In the past week, three fires in the informal settlements in the municipalities of Lepe and Lucena del Puerto, in the southern province of Huelva, have destroyed the workers’ only alternative accommodation when they arrive in Spain. Local governments have so far ignored the more than 170 people now left out in the open. Some have lost their papers and belongings and are even more vulnerable, said Olivier De Schutter, the Special Rapporteur on extreme poverty and human rights.
“These incidents further highlight the urgent need to regularise the working conditions of migrant workers and thus to ensure decent working and housing conditions,” De Schutter said. “Local administrations, agricultural employers and companies need to seek in an urgent and coordinated manner a solution to end the situation of degradation in which seasonal agricultural workers live.”
In June, the Special Rapporteur called on the authorities to ensure that migrant workers were guaranteed conditions, including access to adequate healthcare, that meet international standards. A month later, the situation is deteriorating alarmingly each day, made worse amid the COVID-19 pandemic.

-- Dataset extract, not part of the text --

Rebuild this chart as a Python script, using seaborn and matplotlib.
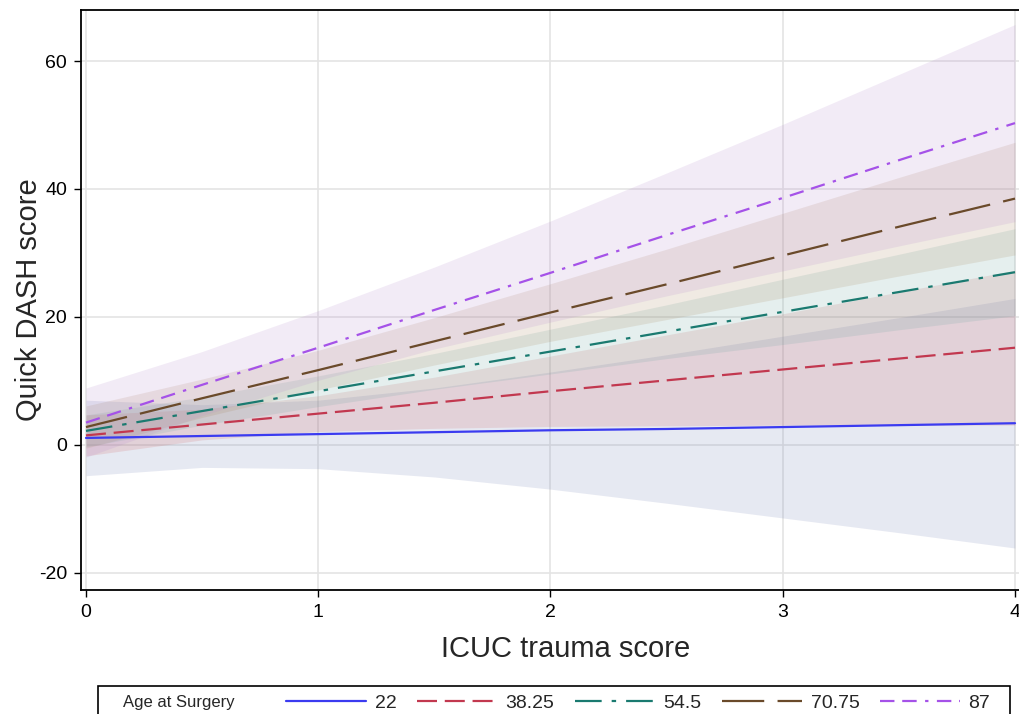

“This reality of fires and inhumane conditions in the shanty towns cannot be tolerated any longer,” the expert said. “Local governments have remained silent for too long and need to provide now a timely and adequate response.”
De Schutter welcomed ongoing investigations by the Defensor Del Pueblo, the Spanish national human rights institution, after last week’s fires. “The Ombudsman is giving visibility to a neglected humanitarian problem and to a situation that needs to be solved,” he said.
The expert has been in contact in the past month with the Government of Spain and concerned companies on these issues.
The expert: Mr. Olivier De Schutter was appointed as the UN Special Rapporteur on extreme poverty and human rights by the UN Human Rights Council on 1 May 2020.
The Special Rapporteurs are part of what is known as the Special Procedures of the Human Rights Council. Special Procedures, the largest body of independent experts in the UN Human Rights system, is the general name of the Council’s independent fact-finding and monitoring mechanisms that address either specific country situations or thematic issues in all parts of the world. Special Procedures experts work on a voluntary basis; they are not UN staff and do not receive a salary for their work. They are independent from any government or organisation and serve in their individual capacity.